WRITTEN INSTRUCTION ▸
Print the listing below from its opening line through the line holding "70, 80, 90];", both ends included.

DATASET CONTENT ▸

--- Begin ---

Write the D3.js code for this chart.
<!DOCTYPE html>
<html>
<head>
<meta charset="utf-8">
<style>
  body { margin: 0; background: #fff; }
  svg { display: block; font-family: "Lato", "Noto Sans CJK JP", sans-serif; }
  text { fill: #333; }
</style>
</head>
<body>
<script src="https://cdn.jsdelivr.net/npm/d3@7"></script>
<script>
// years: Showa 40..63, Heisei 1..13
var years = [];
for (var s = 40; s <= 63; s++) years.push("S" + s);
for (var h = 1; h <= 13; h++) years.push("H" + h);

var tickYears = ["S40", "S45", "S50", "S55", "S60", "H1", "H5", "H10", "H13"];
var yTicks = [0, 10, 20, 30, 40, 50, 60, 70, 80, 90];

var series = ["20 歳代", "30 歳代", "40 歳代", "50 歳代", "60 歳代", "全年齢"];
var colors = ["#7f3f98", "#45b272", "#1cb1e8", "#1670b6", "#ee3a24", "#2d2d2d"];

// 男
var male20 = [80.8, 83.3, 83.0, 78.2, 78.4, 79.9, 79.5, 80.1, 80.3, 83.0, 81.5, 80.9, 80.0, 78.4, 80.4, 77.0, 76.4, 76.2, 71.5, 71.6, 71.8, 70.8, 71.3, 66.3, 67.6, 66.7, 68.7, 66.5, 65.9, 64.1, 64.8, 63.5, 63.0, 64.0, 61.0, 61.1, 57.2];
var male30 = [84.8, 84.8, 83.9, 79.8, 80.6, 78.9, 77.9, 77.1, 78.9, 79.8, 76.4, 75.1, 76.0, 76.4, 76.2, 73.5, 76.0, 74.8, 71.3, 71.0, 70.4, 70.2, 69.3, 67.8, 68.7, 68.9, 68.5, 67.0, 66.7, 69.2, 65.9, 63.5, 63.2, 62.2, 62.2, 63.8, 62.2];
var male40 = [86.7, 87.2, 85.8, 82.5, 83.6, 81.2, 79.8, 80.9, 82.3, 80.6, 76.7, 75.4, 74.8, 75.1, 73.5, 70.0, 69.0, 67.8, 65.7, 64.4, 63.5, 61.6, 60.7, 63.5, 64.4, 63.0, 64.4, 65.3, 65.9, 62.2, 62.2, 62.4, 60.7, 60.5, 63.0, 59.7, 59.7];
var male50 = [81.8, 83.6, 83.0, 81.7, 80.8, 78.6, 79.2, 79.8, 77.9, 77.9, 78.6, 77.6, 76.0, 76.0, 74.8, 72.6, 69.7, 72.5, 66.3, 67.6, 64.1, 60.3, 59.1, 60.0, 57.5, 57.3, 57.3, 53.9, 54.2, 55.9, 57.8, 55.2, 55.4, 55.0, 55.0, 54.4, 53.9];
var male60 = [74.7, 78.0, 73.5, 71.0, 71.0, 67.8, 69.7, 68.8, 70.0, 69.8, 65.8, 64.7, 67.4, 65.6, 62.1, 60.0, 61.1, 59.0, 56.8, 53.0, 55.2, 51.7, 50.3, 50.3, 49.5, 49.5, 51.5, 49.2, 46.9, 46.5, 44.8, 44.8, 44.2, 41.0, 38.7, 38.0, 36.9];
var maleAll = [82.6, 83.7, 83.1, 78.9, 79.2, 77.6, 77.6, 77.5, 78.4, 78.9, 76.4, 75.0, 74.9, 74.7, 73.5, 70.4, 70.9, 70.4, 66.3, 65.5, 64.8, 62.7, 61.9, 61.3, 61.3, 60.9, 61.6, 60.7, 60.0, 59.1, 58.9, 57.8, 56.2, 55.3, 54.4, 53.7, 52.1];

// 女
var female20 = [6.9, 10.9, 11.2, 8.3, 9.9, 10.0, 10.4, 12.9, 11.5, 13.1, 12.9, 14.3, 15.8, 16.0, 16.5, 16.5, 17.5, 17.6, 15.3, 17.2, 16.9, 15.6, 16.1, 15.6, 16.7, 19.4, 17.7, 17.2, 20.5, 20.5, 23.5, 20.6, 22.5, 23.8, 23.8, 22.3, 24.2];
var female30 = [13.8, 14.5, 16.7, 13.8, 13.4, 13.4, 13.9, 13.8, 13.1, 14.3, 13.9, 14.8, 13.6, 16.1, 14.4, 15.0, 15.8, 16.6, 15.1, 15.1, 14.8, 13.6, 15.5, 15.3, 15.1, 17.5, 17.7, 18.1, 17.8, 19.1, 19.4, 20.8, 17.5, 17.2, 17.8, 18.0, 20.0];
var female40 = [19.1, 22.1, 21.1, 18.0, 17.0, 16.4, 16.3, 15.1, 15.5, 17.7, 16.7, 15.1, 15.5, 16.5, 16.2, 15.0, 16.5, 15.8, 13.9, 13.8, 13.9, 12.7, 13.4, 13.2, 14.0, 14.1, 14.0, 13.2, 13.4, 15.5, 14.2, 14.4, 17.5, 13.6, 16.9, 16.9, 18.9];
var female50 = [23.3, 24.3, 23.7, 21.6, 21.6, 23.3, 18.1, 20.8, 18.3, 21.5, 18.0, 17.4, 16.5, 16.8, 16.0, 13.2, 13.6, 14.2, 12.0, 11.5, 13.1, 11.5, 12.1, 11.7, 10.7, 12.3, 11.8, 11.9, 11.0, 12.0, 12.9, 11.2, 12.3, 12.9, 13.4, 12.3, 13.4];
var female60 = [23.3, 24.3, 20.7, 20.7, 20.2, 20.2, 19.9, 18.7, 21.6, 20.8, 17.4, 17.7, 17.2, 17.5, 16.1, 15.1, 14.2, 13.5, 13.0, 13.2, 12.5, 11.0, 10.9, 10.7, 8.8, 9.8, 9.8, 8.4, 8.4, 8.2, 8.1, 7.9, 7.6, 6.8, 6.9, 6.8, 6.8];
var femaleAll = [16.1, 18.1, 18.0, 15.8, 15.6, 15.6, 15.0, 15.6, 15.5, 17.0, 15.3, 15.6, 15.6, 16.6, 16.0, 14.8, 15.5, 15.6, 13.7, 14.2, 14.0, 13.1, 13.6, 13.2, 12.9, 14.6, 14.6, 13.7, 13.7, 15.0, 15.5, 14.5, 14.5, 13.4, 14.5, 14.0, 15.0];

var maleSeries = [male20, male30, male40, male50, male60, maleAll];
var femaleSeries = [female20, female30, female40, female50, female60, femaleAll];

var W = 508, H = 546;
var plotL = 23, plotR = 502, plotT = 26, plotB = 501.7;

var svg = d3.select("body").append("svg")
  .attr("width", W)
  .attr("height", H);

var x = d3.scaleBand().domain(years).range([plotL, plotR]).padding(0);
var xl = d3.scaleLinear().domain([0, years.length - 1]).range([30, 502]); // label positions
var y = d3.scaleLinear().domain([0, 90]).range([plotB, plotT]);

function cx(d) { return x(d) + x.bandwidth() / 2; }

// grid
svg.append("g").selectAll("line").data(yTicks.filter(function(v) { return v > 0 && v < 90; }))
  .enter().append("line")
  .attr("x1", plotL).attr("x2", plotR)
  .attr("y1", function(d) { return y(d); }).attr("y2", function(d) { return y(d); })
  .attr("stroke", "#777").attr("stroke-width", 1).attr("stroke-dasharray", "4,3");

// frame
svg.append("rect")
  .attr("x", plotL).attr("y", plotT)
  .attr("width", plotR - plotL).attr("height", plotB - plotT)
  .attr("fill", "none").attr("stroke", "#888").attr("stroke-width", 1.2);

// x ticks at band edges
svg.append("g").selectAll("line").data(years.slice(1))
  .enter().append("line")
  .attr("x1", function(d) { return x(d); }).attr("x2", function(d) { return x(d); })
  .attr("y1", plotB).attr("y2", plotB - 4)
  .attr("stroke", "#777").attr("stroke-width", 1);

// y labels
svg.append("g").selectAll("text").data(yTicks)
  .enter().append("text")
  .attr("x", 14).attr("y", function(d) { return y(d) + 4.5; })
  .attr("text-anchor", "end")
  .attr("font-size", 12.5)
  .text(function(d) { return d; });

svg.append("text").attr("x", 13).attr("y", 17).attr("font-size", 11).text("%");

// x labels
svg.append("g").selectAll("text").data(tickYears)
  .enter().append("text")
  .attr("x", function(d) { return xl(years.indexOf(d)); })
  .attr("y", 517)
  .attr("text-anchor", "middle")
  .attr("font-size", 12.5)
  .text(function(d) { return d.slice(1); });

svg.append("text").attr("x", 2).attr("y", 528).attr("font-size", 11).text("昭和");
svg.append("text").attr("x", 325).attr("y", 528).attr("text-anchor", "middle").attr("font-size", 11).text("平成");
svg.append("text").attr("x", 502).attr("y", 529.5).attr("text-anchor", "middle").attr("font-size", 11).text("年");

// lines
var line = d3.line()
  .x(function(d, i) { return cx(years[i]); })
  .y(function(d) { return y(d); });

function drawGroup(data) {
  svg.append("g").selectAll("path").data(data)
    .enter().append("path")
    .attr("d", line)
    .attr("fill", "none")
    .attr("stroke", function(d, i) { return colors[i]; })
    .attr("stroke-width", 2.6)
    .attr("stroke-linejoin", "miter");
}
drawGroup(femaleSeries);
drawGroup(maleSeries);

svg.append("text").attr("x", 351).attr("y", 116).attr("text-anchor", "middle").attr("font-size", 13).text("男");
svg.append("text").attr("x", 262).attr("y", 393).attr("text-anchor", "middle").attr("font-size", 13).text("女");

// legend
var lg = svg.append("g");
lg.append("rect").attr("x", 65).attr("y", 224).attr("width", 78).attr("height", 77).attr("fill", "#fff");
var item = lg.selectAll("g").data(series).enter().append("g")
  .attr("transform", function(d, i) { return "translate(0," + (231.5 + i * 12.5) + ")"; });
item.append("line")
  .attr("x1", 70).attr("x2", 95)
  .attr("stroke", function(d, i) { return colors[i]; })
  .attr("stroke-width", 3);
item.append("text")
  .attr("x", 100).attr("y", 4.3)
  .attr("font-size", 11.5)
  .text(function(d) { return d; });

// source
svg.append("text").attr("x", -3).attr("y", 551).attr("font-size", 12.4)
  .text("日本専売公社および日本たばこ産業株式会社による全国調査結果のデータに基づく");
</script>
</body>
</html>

--- End ---

THE SOLUTION ▸
Write the D3.js code for this chart.
<!DOCTYPE html>
<html>
<head>
<meta charset="utf-8">
<style>
  body { margin: 0; background: #fff; }
  svg { display: block; font-family: "Lato", "Noto Sans CJK JP", sans-serif; }
  text { fill: #333; }
</style>
</head>
<body>
<script src="https://cdn.jsdelivr.net/npm/d3@7"></script>
<script>
// years: Showa 40..63, Heisei 1..13
var years = [];
for (var s = 40; s <= 63; s++) years.push("S" + s);
for (var h = 1; h <= 13; h++) years.push("H" + h);

var tickYears = ["S40", "S45", "S50", "S55", "S60", "H1", "H5", "H10", "H13"];
var yTicks = [0, 10, 20, 30, 40, 50, 60, 70, 80, 90];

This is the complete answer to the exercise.